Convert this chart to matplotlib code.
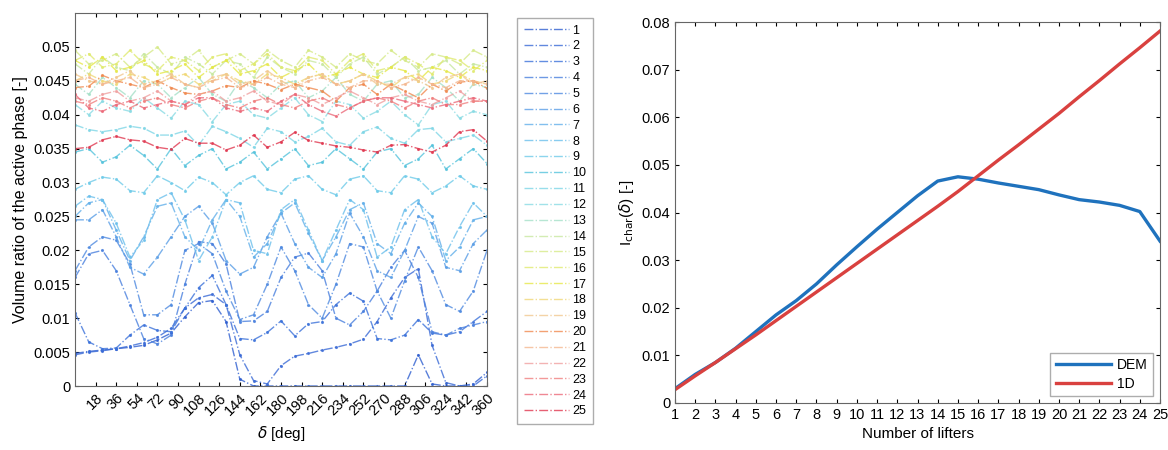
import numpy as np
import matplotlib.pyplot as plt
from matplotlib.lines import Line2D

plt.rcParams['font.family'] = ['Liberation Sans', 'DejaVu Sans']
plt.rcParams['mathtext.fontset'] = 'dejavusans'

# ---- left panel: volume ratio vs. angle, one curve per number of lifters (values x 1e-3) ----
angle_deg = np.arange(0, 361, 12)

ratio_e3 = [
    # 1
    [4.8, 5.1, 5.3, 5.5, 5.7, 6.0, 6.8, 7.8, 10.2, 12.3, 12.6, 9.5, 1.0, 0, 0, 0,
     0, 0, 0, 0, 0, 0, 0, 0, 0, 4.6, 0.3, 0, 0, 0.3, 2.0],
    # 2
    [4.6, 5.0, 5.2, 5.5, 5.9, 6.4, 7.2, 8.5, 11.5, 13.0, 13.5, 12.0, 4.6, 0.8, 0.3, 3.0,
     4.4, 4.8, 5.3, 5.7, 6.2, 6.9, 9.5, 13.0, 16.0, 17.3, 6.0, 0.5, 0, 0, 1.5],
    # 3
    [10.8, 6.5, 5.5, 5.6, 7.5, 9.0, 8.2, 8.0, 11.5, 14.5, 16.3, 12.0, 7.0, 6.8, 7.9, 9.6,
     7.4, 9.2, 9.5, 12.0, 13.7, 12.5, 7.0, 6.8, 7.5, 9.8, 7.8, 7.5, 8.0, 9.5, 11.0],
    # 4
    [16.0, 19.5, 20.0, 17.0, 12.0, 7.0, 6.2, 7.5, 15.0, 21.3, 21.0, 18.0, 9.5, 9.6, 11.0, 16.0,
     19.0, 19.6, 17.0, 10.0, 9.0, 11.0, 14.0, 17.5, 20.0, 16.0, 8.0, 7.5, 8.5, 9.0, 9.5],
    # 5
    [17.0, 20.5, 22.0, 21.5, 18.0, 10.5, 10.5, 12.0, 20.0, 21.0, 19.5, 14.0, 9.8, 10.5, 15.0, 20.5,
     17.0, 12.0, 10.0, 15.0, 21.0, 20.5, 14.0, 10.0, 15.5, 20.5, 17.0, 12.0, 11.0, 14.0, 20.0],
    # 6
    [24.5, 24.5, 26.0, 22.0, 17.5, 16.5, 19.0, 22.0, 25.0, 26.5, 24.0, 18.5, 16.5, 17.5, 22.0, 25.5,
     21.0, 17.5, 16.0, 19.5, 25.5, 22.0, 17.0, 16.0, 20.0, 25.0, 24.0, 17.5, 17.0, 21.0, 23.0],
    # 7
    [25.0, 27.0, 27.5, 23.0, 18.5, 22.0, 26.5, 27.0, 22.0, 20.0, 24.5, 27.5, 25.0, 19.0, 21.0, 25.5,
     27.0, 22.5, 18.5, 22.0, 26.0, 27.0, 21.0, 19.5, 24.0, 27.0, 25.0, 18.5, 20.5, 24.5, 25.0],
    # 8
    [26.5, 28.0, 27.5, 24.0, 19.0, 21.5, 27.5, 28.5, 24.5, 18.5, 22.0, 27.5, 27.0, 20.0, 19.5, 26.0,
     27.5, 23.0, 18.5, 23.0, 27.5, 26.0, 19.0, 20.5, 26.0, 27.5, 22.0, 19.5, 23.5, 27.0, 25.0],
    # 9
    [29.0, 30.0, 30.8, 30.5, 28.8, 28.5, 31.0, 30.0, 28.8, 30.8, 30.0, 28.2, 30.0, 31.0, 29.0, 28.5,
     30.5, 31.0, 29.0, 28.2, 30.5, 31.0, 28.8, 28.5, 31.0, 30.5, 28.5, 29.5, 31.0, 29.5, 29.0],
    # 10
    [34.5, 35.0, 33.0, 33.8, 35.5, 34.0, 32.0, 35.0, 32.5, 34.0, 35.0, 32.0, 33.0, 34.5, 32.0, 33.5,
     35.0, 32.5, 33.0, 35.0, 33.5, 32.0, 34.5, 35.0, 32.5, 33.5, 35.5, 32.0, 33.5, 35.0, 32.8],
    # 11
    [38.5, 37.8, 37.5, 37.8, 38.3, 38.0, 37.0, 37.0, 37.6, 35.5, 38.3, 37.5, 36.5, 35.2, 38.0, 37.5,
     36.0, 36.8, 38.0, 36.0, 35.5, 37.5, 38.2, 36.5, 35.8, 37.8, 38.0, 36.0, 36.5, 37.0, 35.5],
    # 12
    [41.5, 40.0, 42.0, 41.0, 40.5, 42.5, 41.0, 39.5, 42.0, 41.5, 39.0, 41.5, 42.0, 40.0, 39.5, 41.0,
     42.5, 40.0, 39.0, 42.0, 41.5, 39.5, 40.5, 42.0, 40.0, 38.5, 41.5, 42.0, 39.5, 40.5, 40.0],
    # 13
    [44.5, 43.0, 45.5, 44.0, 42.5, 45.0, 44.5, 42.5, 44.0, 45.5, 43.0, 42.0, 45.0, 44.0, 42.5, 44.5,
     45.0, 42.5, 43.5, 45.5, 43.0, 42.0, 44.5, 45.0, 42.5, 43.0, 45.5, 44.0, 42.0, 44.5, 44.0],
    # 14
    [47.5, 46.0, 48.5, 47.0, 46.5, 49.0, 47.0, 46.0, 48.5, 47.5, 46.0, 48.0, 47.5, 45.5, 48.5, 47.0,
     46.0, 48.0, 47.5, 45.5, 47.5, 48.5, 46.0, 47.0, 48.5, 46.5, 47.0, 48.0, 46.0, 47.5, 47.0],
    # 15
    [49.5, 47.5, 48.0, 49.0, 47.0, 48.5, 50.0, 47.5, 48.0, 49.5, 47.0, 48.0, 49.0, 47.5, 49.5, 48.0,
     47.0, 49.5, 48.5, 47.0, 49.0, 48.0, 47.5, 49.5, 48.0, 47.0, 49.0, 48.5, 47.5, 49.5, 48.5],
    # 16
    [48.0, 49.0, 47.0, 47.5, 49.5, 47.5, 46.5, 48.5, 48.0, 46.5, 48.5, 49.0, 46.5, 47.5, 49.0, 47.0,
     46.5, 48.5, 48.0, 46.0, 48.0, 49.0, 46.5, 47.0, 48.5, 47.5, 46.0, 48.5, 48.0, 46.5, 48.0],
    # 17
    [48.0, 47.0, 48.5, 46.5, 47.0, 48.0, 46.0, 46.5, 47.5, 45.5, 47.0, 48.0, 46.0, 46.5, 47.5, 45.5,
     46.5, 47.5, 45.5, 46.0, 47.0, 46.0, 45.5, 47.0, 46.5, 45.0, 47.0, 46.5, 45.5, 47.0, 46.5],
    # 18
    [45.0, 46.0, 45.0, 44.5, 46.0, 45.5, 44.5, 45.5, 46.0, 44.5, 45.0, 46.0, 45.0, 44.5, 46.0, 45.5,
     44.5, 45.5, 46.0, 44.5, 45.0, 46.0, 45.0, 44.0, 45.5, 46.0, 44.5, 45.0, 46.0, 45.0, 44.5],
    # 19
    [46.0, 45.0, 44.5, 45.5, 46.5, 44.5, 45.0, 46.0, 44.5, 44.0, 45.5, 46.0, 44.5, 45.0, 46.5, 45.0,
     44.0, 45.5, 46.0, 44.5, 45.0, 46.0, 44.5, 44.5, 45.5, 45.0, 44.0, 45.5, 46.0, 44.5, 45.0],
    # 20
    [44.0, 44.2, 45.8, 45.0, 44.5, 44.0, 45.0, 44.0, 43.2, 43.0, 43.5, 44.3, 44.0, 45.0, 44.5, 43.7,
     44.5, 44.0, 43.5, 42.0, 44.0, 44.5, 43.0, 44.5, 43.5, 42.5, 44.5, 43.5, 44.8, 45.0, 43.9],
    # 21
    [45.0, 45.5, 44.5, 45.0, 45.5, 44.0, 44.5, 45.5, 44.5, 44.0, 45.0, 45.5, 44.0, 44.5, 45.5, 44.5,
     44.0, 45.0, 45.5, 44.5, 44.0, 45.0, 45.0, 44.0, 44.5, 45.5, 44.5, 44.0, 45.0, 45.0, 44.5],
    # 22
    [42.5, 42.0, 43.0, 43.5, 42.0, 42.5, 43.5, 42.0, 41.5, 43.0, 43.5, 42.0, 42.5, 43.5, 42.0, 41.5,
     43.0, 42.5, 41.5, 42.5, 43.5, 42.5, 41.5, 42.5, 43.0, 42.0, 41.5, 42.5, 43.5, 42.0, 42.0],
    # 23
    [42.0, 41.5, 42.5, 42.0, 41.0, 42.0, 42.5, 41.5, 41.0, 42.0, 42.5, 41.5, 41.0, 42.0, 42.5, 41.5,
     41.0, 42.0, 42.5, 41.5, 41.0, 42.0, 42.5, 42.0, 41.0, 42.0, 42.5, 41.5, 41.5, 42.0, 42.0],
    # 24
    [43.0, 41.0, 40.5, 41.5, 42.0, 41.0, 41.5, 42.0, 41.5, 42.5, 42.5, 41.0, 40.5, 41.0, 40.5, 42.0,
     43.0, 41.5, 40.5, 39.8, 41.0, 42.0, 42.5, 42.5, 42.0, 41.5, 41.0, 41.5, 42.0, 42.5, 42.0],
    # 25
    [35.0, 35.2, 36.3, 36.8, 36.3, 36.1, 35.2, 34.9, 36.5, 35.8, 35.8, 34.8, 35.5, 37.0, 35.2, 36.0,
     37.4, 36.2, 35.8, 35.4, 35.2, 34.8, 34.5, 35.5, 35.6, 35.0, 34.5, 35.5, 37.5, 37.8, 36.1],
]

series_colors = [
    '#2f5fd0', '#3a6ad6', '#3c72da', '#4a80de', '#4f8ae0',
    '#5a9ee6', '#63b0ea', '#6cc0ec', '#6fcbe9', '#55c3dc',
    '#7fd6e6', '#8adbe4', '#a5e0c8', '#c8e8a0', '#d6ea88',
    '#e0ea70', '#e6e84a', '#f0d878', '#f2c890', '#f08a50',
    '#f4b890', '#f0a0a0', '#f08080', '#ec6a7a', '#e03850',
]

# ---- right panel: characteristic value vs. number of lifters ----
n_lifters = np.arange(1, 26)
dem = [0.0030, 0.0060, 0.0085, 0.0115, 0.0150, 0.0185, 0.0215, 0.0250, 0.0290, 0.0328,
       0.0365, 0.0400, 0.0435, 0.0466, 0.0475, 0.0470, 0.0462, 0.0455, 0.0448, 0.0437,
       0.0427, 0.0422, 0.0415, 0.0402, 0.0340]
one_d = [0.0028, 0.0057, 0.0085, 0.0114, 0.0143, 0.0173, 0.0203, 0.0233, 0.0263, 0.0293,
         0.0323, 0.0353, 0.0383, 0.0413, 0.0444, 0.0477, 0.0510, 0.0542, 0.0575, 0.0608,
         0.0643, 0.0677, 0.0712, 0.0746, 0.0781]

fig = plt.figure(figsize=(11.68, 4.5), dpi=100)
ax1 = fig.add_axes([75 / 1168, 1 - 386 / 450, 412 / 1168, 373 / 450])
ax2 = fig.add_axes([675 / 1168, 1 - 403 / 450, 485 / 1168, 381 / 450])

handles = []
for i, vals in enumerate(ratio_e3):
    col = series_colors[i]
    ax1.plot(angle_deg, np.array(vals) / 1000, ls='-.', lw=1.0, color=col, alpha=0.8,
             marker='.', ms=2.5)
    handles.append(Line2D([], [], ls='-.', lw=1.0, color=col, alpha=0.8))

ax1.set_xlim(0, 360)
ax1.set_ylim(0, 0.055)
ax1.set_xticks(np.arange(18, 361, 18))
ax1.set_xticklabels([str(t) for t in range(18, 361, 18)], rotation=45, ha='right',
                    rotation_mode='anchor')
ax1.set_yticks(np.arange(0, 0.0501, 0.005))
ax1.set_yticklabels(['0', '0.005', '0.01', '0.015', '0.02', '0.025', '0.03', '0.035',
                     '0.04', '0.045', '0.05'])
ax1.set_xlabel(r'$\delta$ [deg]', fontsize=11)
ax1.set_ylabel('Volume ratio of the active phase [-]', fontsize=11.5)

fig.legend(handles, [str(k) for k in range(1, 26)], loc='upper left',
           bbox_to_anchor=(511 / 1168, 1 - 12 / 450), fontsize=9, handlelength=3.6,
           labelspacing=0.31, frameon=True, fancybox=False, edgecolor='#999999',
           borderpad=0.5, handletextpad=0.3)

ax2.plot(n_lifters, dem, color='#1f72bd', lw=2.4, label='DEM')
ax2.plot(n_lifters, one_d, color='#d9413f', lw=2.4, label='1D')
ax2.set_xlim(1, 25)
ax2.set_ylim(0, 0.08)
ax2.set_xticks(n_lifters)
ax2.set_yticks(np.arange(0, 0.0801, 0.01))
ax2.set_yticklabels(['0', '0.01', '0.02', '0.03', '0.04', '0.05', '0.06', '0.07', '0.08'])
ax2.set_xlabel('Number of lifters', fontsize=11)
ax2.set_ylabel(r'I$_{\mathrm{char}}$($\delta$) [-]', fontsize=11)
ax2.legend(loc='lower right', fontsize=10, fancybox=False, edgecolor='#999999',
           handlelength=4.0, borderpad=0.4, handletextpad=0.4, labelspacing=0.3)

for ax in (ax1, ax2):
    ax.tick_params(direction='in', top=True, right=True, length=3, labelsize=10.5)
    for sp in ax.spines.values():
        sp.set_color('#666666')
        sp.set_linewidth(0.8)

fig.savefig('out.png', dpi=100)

### Your task
Begin at the first line of the material and copy each line exactly through the one containing "angle_deg = np.arange(0, 361, 12)". Omit pictures.

### Task output
Convert this chart to matplotlib code.
import numpy as np
import matplotlib.pyplot as plt
from matplotlib.lines import Line2D

plt.rcParams['font.family'] = ['Liberation Sans', 'DejaVu Sans']
plt.rcParams['mathtext.fontset'] = 'dejavusans'

# ---- left panel: volume ratio vs. angle, one curve per number of lifters (values x 1e-3) ----
angle_deg = np.arange(0, 361, 12)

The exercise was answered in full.